* _WHAT IS BEING ASKED_
Extract word for word the lines of the listing from its start to the line holding "line([0, n], [0, 0], lw=1.6)", both ends kept; pictures are not part of the copy.

** Begin DATA EXTRACT **

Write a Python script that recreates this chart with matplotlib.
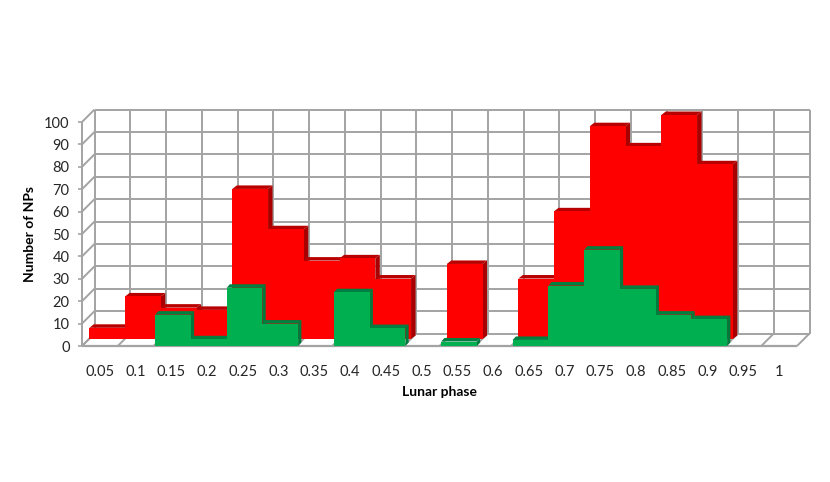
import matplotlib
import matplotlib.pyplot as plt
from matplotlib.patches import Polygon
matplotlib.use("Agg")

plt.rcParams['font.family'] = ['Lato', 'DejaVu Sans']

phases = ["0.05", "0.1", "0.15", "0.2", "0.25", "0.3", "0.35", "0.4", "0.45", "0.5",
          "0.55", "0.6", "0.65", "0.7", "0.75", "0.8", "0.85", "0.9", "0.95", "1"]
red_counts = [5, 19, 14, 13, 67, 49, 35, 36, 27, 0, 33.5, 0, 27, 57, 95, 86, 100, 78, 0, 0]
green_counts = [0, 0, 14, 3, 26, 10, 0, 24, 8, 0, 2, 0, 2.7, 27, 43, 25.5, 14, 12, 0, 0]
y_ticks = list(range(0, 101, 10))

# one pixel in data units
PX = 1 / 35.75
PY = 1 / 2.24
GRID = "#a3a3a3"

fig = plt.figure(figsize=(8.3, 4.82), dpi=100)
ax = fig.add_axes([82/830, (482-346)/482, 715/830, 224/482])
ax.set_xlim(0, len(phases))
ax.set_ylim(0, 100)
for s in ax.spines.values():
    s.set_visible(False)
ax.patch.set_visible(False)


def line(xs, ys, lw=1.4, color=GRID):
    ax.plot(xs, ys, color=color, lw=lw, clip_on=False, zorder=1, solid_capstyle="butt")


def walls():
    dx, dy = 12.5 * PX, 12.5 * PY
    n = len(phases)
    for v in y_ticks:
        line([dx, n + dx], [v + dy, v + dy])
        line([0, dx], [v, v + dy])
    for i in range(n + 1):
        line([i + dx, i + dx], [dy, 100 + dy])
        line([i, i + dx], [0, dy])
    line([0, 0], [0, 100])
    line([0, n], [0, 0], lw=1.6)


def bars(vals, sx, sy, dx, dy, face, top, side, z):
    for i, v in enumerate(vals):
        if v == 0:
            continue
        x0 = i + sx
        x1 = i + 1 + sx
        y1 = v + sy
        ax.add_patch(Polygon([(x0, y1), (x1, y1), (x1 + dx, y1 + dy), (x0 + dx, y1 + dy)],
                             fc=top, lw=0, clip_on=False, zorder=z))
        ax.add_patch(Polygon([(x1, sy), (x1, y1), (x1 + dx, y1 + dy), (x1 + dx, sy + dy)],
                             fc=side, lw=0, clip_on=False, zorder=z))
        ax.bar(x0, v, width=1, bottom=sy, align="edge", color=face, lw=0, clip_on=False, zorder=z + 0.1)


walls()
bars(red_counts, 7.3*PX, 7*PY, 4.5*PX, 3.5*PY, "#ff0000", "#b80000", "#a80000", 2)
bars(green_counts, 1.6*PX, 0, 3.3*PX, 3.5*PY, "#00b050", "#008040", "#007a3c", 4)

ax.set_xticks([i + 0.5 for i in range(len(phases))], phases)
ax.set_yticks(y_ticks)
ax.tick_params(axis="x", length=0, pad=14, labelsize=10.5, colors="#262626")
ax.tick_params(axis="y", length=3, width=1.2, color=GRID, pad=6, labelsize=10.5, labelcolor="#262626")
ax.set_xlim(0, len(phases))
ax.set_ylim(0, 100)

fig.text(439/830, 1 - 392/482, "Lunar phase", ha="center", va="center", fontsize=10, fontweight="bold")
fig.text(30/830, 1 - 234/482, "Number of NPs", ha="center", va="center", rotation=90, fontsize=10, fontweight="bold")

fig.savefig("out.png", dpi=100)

** End DATA EXTRACT **

* _FINAL ANSWER_
Write a Python script that recreates this chart with matplotlib.
import matplotlib
import matplotlib.pyplot as plt
from matplotlib.patches import Polygon
matplotlib.use("Agg")

plt.rcParams['font.family'] = ['Lato', 'DejaVu Sans']

phases = ["0.05", "0.1", "0.15", "0.2", "0.25", "0.3", "0.35", "0.4", "0.45", "0.5",
          "0.55", "0.6", "0.65", "0.7", "0.75", "0.8", "0.85", "0.9", "0.95", "1"]
red_counts = [5, 19, 14, 13, 67, 49, 35, 36, 27, 0, 33.5, 0, 27, 57, 95, 86, 100, 78, 0, 0]
green_counts = [0, 0, 14, 3, 26, 10, 0, 24, 8, 0, 2, 0, 2.7, 27, 43, 25.5, 14, 12, 0, 0]
y_ticks = list(range(0, 101, 10))

# one pixel in data units
PX = 1 / 35.75
PY = 1 / 2.24
GRID = "#a3a3a3"

fig = plt.figure(figsize=(8.3, 4.82), dpi=100)
ax = fig.add_axes([82/830, (482-346)/482, 715/830, 224/482])
ax.set_xlim(0, len(phases))
ax.set_ylim(0, 100)
for s in ax.spines.values():
    s.set_visible(False)
ax.patch.set_visible(False)


def line(xs, ys, lw=1.4, color=GRID):
    ax.plot(xs, ys, color=color, lw=lw, clip_on=False, zorder=1, solid_capstyle="butt")


def walls():
    dx, dy = 12.5 * PX, 12.5 * PY
    n = len(phases)
    for v in y_ticks:
        line([dx, n + dx], [v + dy, v + dy])
        line([0, dx], [v, v + dy])
    for i in range(n + 1):
        line([i + dx, i + dx], [dy, 100 + dy])
        line([i, i + dx], [0, dy])
    line([0, 0], [0, 100])
    line([0, n], [0, 0], lw=1.6)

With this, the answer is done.